Breaking the SFT Plateau: Multimodal Structured Reinforcement Learning for Chart-to-Code Generation

TL;DR

This work tackles chart-to-code generation, a challenging multimodal task requiring dense visual understanding and structured code output. It first demonstrates a plateau in performance when solely scaling supervised fine-tuning, then introduces Multimodal Structured Reinforcement Learning (MSRL), which combines textual rule-based rewards with a render-and-compare visual reward in a two-stage RL framework guided by GRPO. A large, real-world corpus of 3 million chart-code pairs is constructed, with a filtered 33k high-quality RL subset, enabling rigorous evaluation that surpasses open-source baselines and rivals proprietary systems on ChartMimic and ReachQA. The study provides a practical route to break the SFT plateau in complex multimodal code generation by leveraging multi-granularity feedback and staged optimization, with implications for other structured output tasks in vision-language models.

Abstract

While reinforcement learning (RL) has proven highly effective for general reasoning in vision-language models, its application to tasks requiring in-depth understanding of information-rich images and generation of structured outputs remains underexplored. Chart-to-code generation exemplifies this challenge, demanding complex reasoning over visual charts to generate structured code. Supervised fine-tuning (SFT) alone is often insufficient, highlighting the need for effective RL strategies that appropriately reward structured outputs. We systematically investigate the performance plateau in SFT through large-scale experiments and propose Multimodal Structured Reinforcement Learning (MSRL) for chart-to-code generation, which substantially breaks through this plateau. We construct the largest training corpus to date, containing 3 million chart-code pairs from real-world arXiv tables to mitigate simplistic patterns of prior synthetic data.
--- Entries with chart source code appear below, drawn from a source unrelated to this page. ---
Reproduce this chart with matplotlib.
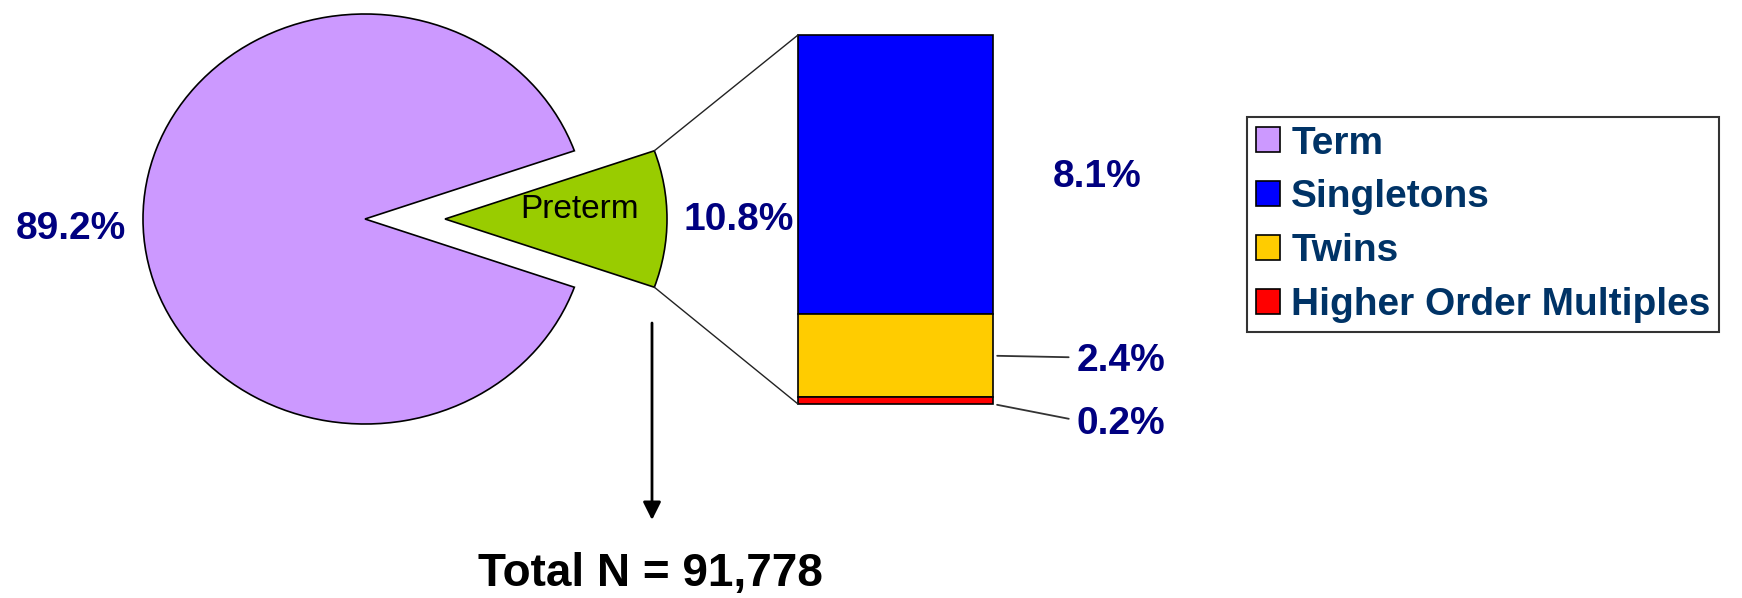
import matplotlib
matplotlib.use("Agg")
import matplotlib.pyplot as plt
from matplotlib.patches import Patch, ConnectionPatch, FancyArrowPatch
import numpy as np

# --- Data ---
pie_labels = ["Term", "Preterm"]
pie_values = [89.2, 10.8]
pie_colors = ["#CC99FF", "#99CC00"]

bar_labels = ["Singletons", "Twins", "Higher Order Multiples"]
bar_values = [8.1, 2.4, 0.2]
bar_colors = ["#0000FF", "#FFCC00", "#FF0000"]

total_n = 91778

# --- Layout (pixels) ---
W, H = 1742, 598
NAVY = "#000080"
LEG_TXT = "#003366"
plt.rcParams["font.family"] = ["Liberation Sans", "DejaVu Sans"]

fig = plt.figure(figsize=(W / 100, H / 100), dpi=100)


def px(x, y):
    # pixel position from top-left -> figure fraction
    return x / W, 1 - y / H


# --- Pie (slightly wider than tall) ---
rx, ry = 222, 205
s = rx / ry
pax = fig.add_axes([0, 0, 1, 1])
cx, cy = 365, (H - 219) * s
start = pie_values[1] / sum(pie_values) * 180
wedges, _ = pax.pie(pie_values, explode=[0, 80], colors=pie_colors,
                    startangle=start, center=(cx, cy), radius=rx,
                    wedgeprops=dict(edgecolor="black", linewidth=1.2))
pax.set_aspect("auto")
pax.set_xlim(0, W)
pax.set_ylim(0, H * s)
pax.axis("off")

# corners of the preterm wedge
pw = wedges[1]
th1, th2 = np.radians(pw.theta1), np.radians(pw.theta2)
pcx, pcy = pw.center
upper = (pcx + rx * np.cos(th2), pcy + rx * np.sin(th2))
lower = (pcx + rx * np.cos(th1), pcy + rx * np.sin(th1))
if upper[1] < lower[1]:
    upper, lower = lower, upper

# --- Stacked bar ---
bx0, bx1, by0, by1 = 798, 993, 35, 404
bax = fig.add_axes([bx0 / W, 1 - by1 / H, (bx1 - bx0) / W, (by1 - by0) / H])
bottom = 0
for v, c in zip(bar_values, bar_colors):
    bax.bar(0, v, bottom=bottom, width=1, color=c, edgecolor="black",
            linewidth=1.2, clip_on=False)
    bottom += v
total_bar = sum(bar_values)
bax.set_xlim(-0.5, 0.5)
bax.set_ylim(total_bar, 0)
bax.axis("off")

# connector lines pie -> bar
for xyA, xyB in [(upper, (-0.5, 0)), (lower, (-0.5, total_bar))]:
    con = ConnectionPatch(xyA=xyA, coordsA=pax.transData, xyB=xyB,
                          coordsB=bax.transData, color="#222222", lw=1.0)
    fig.add_artist(con)

# --- Labels ---
pct = dict(fontsize=28, fontweight="bold", color=NAVY)
fig.text(*px(126, 229), f"{pie_values[0]:.1f}%", ha="right", va="center", **pct)
fig.text(*px(683, 220), f"{pie_values[1]:.1f}%", ha="left", va="center", **pct)
fig.text(*px(580, 210), pie_labels[1], ha="center", va="center",
         fontsize=24, color="black")

fig.text(*px(1053, 177), f"{bar_values[0]:.1f}%", ha="left", va="center", **pct)
lead = dict(arrowstyle="-", color="#333333", lw=1.3, shrinkA=4, shrinkB=3,
            relpos=(0, 0.6))
bax.annotate(f"{bar_values[1]:.1f}%", xy=(0.5, bar_values[0] + bar_values[1] / 2),
             xycoords="data", xytext=(1077, H - 361), textcoords="figure pixels",
             ha="left", va="center", annotation_clip=False,
             arrowprops=lead, **pct)
bax.annotate(f"{bar_values[2]:.1f}%", xy=(0.5, total_bar),
             xycoords="data", xytext=(1077, H - 424), textcoords="figure pixels",
             ha="left", va="center", annotation_clip=False,
             arrowprops=lead, **pct)

# arrow down to total
fig.add_artist(FancyArrowPatch(
    (652, H - 323), (652, H - 520), transform=None,
    arrowstyle="-|>", mutation_scale=27, lw=2, color="black",
    shrinkA=0, shrinkB=0))
fig.text(*px(650, 586), f"Total N = {total_n:,}", ha="center", va="baseline",
         fontsize=33, fontweight="bold", color="black")

# --- Legend ---
handles = [Patch(facecolor=c, edgecolor="black", linewidth=1.2)
           for c in [pie_colors[0]] + bar_colors]
labels = [pie_labels[0]] + bar_labels
leg = fig.legend(handles, labels, loc="upper left",
                 bbox_to_anchor=px(1247, 117), bbox_transform=fig.transFigure,
                 borderaxespad=0, frameon=True, fancybox=False,
                 edgecolor="black", labelcolor=LEG_TXT,
                 prop=dict(size=28, weight="bold"),
                 handlelength=0.62, handleheight=0.62, handletextpad=0.3,
                 labelspacing=0.46, borderpad=0.22)
leg.get_frame().set_linewidth(1.5)

fig.savefig("out.png", dpi=100)
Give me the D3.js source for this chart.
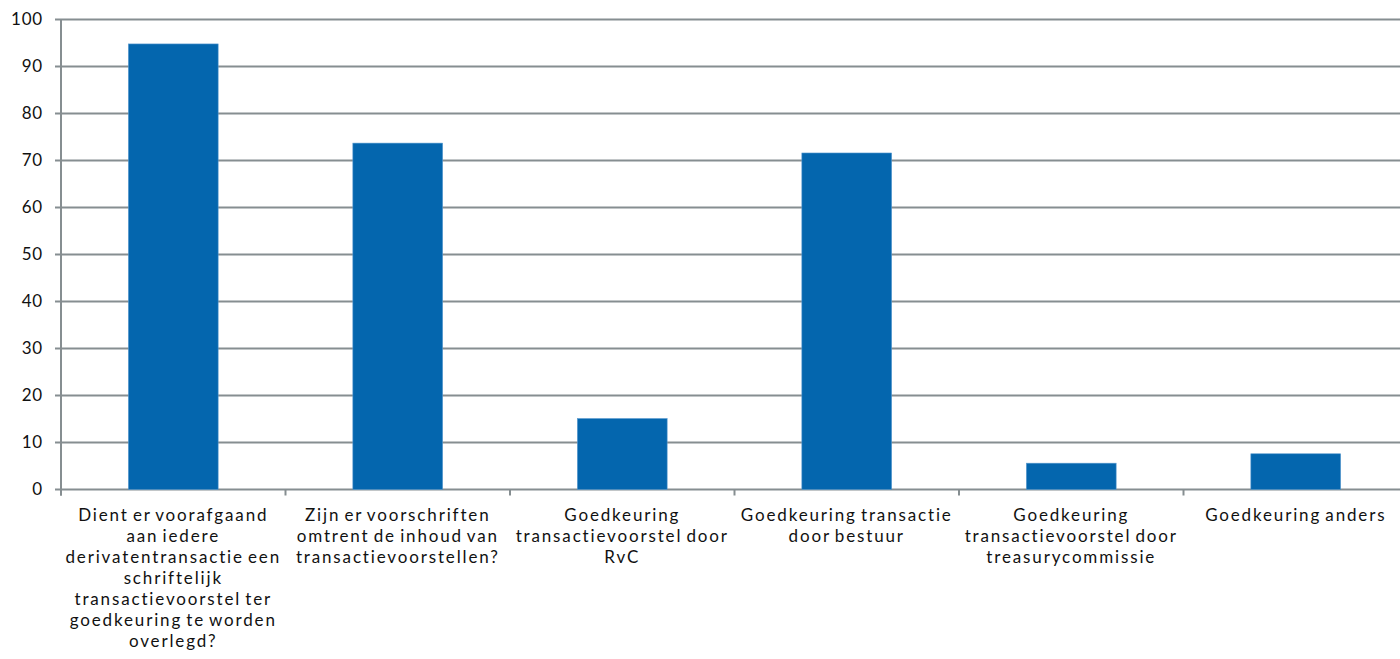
<!DOCTYPE html>
<html>
<head>
<meta charset="utf-8">
<script src="https://cdn.jsdelivr.net/npm/d3@7"></script>
<style>
  body { margin: 0; background: #fff; }
  text { font-family: Lato, 'Open Sans', sans-serif; fill: #111; }
</style>
</head>
<body>
<svg></svg>
<script>
var width = 1400;
var height = 659;

// categories, drawn as separate lines like in the original
var categories = [
    ['Dient er voorafgaand', 'aan iedere', 'derivatentransactie een', 'schriftelijk', 'transactievoorstel ter', 'goedkeuring te worden', 'overlegd?'],
    ['Zijn er voorschriften', 'omtrent de inhoud van', 'transactievoorstellen?'],
    ['Goedkeuring', 'transactievoorstel door', 'RvC'],
    ['Goedkeuring transactie', 'door bestuur'],
    ['Goedkeuring', 'transactievoorstel door', 'treasurycommissie'],
    ['Goedkeuring anders']
];
var values = [94.8, 73.7, 15.1, 71.6, 5.6, 7.6];
var yTicks = [0, 10, 20, 30, 40, 50, 60, 70, 80, 90, 100];

// plot runs a little past the right edge of the window, as in the original
var margin = {top: 19.5, right: -8, bottom: 169.5, left: 61};

var svg = d3.select('svg')
  .attr('width', width)
  .attr('height', height);

var x = d3.scaleBand()
  .domain(d3.range(categories.length))
  .range([margin.left, width - margin.right])
  .paddingInner(0.6)
  .paddingOuter(0.3);

var y = d3.scaleLinear()
  .domain([0, 100])
  .range([height - margin.bottom, margin.top]);

// gridlines
svg.append('g')
  .selectAll('line')
  .data(yTicks)
  .enter().append('line')
  .attr('x1', margin.left - 6)
  .attr('x2', width)
  .attr('y1', function (d) { return y(d); })
  .attr('y2', function (d) { return y(d); })
  .attr('stroke', '#868e91')
  .attr('stroke-width', 2);

// y labels
svg.append('g')
  .selectAll('text')
  .data(yTicks)
  .enter().append('text')
  .attr('x', margin.left - 18)
  .attr('y', function (d) { return y(d); })
  .attr('dy', '0.35em')
  .attr('text-anchor', 'end')
  .style('font-size', '17px')
  .style('letter-spacing', '0.8px')
  .text(function (d) { return d; });

// bars
svg.append('g')
  .selectAll('rect')
  .data(values)
  .enter().append('rect')
  .attr('x', function (d, i) { return x(i); })
  .attr('width', x.bandwidth())
  .attr('y', function (d) { return y(d); })
  .attr('height', function (d) { return y(0) - y(d); })
  .attr('fill', '#0466ae')
  .attr('stroke', '#5a9bd0')
  .attr('stroke-width', 0.6);

// y axis line
svg.append('line')
  .attr('x1', margin.left)
  .attr('x2', margin.left)
  .attr('y1', margin.top)
  .attr('y2', y(0) + 6)
  .attr('stroke', '#868e91')
  .attr('stroke-width', 2);

// category boundary ticks
var bounds = d3.range(categories.length + 1).map(function (i) {
    return margin.left + i * x.step();
});
svg.append('g')
  .selectAll('line')
  .data(bounds)
  .enter().append('line')
  .attr('x1', function (d) { return d; })
  .attr('x2', function (d) { return d; })
  .attr('y1', y(0))
  .attr('y2', y(0) + 6)
  .attr('stroke', '#868e91')
  .attr('stroke-width', 2);

// category labels
var labels = svg.append('g')
  .selectAll('text')
  .data(categories)
  .enter().append('text')
  .attr('text-anchor', 'middle')
  .style('font-size', '17px')
  .style('letter-spacing', '1.85px')
  .style('word-spacing', '-2px')
  .attr('transform', function (d, i) {
      return 'translate(' + (x(i) + x.bandwidth() / 2) + ',' + (y(0) + 31) + ')';
  });

labels.selectAll('tspan')
  .data(function (d) { return d; })
  .enter().append('tspan')
  .attr('x', 0)
  .attr('y', function (d, i) { return i * 21; })
  .text(function (d) { return d; });
</script>
</body>
</html>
Despite reaching state-of-the-art performance, our experiments show that scaling SFT data eventually hits a plateau where further increases yield negligible improvements. Our MSRL method leverages a multi-granularity structured reward system using multimodal textual and visual feedback. At the textual level, rule-based rewards validate fine-grained code details. At the visual level, model-based rewards assess structural similarity by rendering generated code into images and employing an evaluator model. We implement this within a two-stage curriculum for training stability. Results demonstrate that MSRL significantly breaks the SFT plateau, improving high-level metrics by 6.2% and 9.9% on ChartMimic and ReachQA benchmarks respectively, achieving competitive performance with advanced closed-source models.

Paper Structure

This paper contains 16 sections, 3 equations, 5 figures, 5 tables.

Figures (5)

  • Figure 1: The SFT plateau and RL performance gain from our experiments. The left figure illustrates that scaling SFT data from 200k to 2.8M leads to a performance plateau after exceeding 2M data points. The right figure denotes the performance gain from our proposed MSRL training strategy.
  • Figure 2: The data generation pipeline and our proposed MSRL framework. (a) Our pipeline prompts Gemini-2.5-Flash with tables from arXiv papers and example codes to generate plotting code. After execution and filtering, the chart-to-code dataset of 3M pairs is obtained. We then sample 130k of these pairs and apply three-stage filters (chart, data, vision) to curate a final, high-quality dataset of 33k examples for RL. (b) The framework of our proposed MSRL strategy. The textual reward is derived from a rule-based evaluation of the generated code across five distinct dimensions. An MLLM quantifies the visual reward based on the rendered image.
  • Figure 3: Comparison of textual reward and execution rate changes between baseline and SFT models during the RL stage.
  • Figure 4: Comparison of reward gains during RL training with various reward settings.
  • Figure 5: Showcasing charts generated by MSRL compared to proprietary and open-source MLLMs. The charts produced by MSRL align well with their ground-truth ones.